You’ll Do the Same Thing Over.
Maybe That Is Why I’m Lonely.
You’ve Got to Take Me Home Tonight.
The Hour That Gave Me You.
Father’s Allowed to See Us Once a Year.
The Whole World Reminds Me of You.
Blow Your Horn; You’re in a Fog.
I Want to Powder My Nose.
It’s Not What You Had, But What You Have Right Now.
Go Home and Tell Your Mother.
I Fall for Every Girl I Meet.
You’re Goin’ a Wish You Had Me Back.
Don’t Say Anything You Vouldn’t Before Your Mother.


Which recalls those sweet classics of yesterday:

Sister’s Teeth Are Filled With Zinc.
They Are Moving Grandma’s Grave to Build a Sewer.
When Uncle Took His False Nose Off to Sneeze.

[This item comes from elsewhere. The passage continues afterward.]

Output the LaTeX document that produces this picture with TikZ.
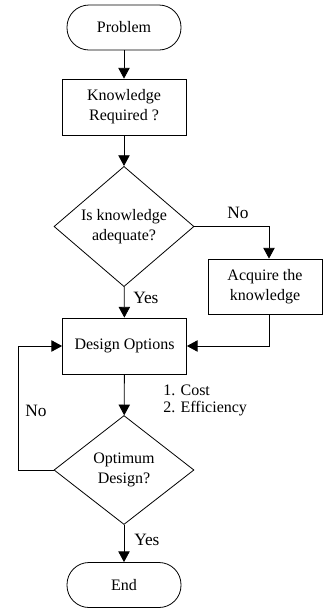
\documentclass[tikz,border=0pt]{standalone}
\usepackage{fontspec}
\setmainfont{Liberation Serif}
\usetikzlibrary{arrows.meta,shapes.geometric,positioning}
\tikzset{
  flow/.style={-{Triangle[length=8pt,width=8.5pt]}, line width=0.6pt},
  txt/.style={font=\fontsize{12}{15}\selectfont},
  terminal/.style={draw, line width=0.6pt, rectangle, rounded corners=16.5pt, minimum width=85.5pt, minimum height=33.75pt, inner sep=0pt, txt},
  process/.style={draw, line width=0.6pt, rectangle, minimum width=93pt, minimum height=42pt, inner sep=0pt, align=center, txt},
  decision/.style={draw, line width=0.6pt, diamond, minimum width=105pt, minimum height=81.75pt, inner sep=0pt, align=center, txt},
  note/.style={inner sep=0pt, txt},
  answer/.style={inner sep=0pt, font=\fontsize{13}{15}\selectfont}
}

\begin{document}
\begin{tikzpicture}[x=0.75pt, y=-0.75pt]
  \useasboundingbox (0,0) rectangle (323,611);
  % boxes
  \node[terminal] (prob) at (124,27.5) {Problem};
  \node[process] (need) at (124,107) {Knowledge\\Required ?};
  \node[decision] (ok) at (124,226.5) {Is knowledge\\adequate?};
  \node[process, minimum width=85.5pt, minimum height=41.25pt] (acq) at (265,286.5) {Acquire the\\knowledge};
  \node[process] (opts) at (124.5,346) {Design Options};
  \node[decision] (best) at (124,470) {Optimum\\Design?};
  \node[terminal] (stop) at (124,585) {End};
  % labels
  \node[answer] (no1) at (238,213) {No};
  \node[answer, anchor=west] (yes1) at (133,298) {Yes};
  \node[note, anchor=west] (cost) at (163,390) {1. Cost};
  \node[note, anchor=west] (eff) at (163,409) {2. Efficiency};
  \node[answer] (no2) at (36,411) {No};
  \node[answer, anchor=west] (yes2) at (134,540) {Yes};
  % connectors
  \draw[flow] (prob) -- (need);
  \draw[flow] (need) -- (ok);
  \draw[flow] (ok) -- (opts);
  \draw[flow] (ok.east) -| ([xshift=3pt]acq.north);
  \draw[flow] ([xshift=3pt]acq.south) |- (opts.east);
  \draw[flow] (opts) -- (best);
  \draw[flow] (best.west) -- ++(-35,0) |- (opts.west);
  \draw[flow] (best) -- (stop);
\end{tikzpicture}
\end{document}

From a moralist in the fair city of Pocomoke—can it be the same who dropped such salt tears upon the wife-beaters and murderers of Back River?—comes a long and eloquent defense of the Maryland Anti-Vivisection Society, but inasmuch as it does not answer any of the plain questions I have put to the society I have taken the liberty of depositing it in my wastebasket. With the doctrine that vivisection should be regulated I have been at great pains to make no quarrel. My one protest is against the anti-vivisectionist custom of putting theosophists, actors, poets, spookchasers, mental healers and dead men on the stand to prove things that are obviously not true. If this custom has intelligible reasons behind it, I shall be very glad to print those reasons. If not, I respectfully retire from the discussion.


The American language, so liquid, so luscious:

I like a belt that’s loosern what this one is. Well, then, why don’t you unloosen it more’n you got it unloosened?


Contributions to the lexicon of vaudeville slang:

Dumb Act—One without spoken dialogue; for example, an acrobatic or “high-class” music act.
Clean—Anything not downright obscene.
Rapid-Boy—A comedian whose witticisms gush from his gullet like sparks from a Roman candle.
Clean-Up—A hit.
Classical–Any musical composition not in ragtime.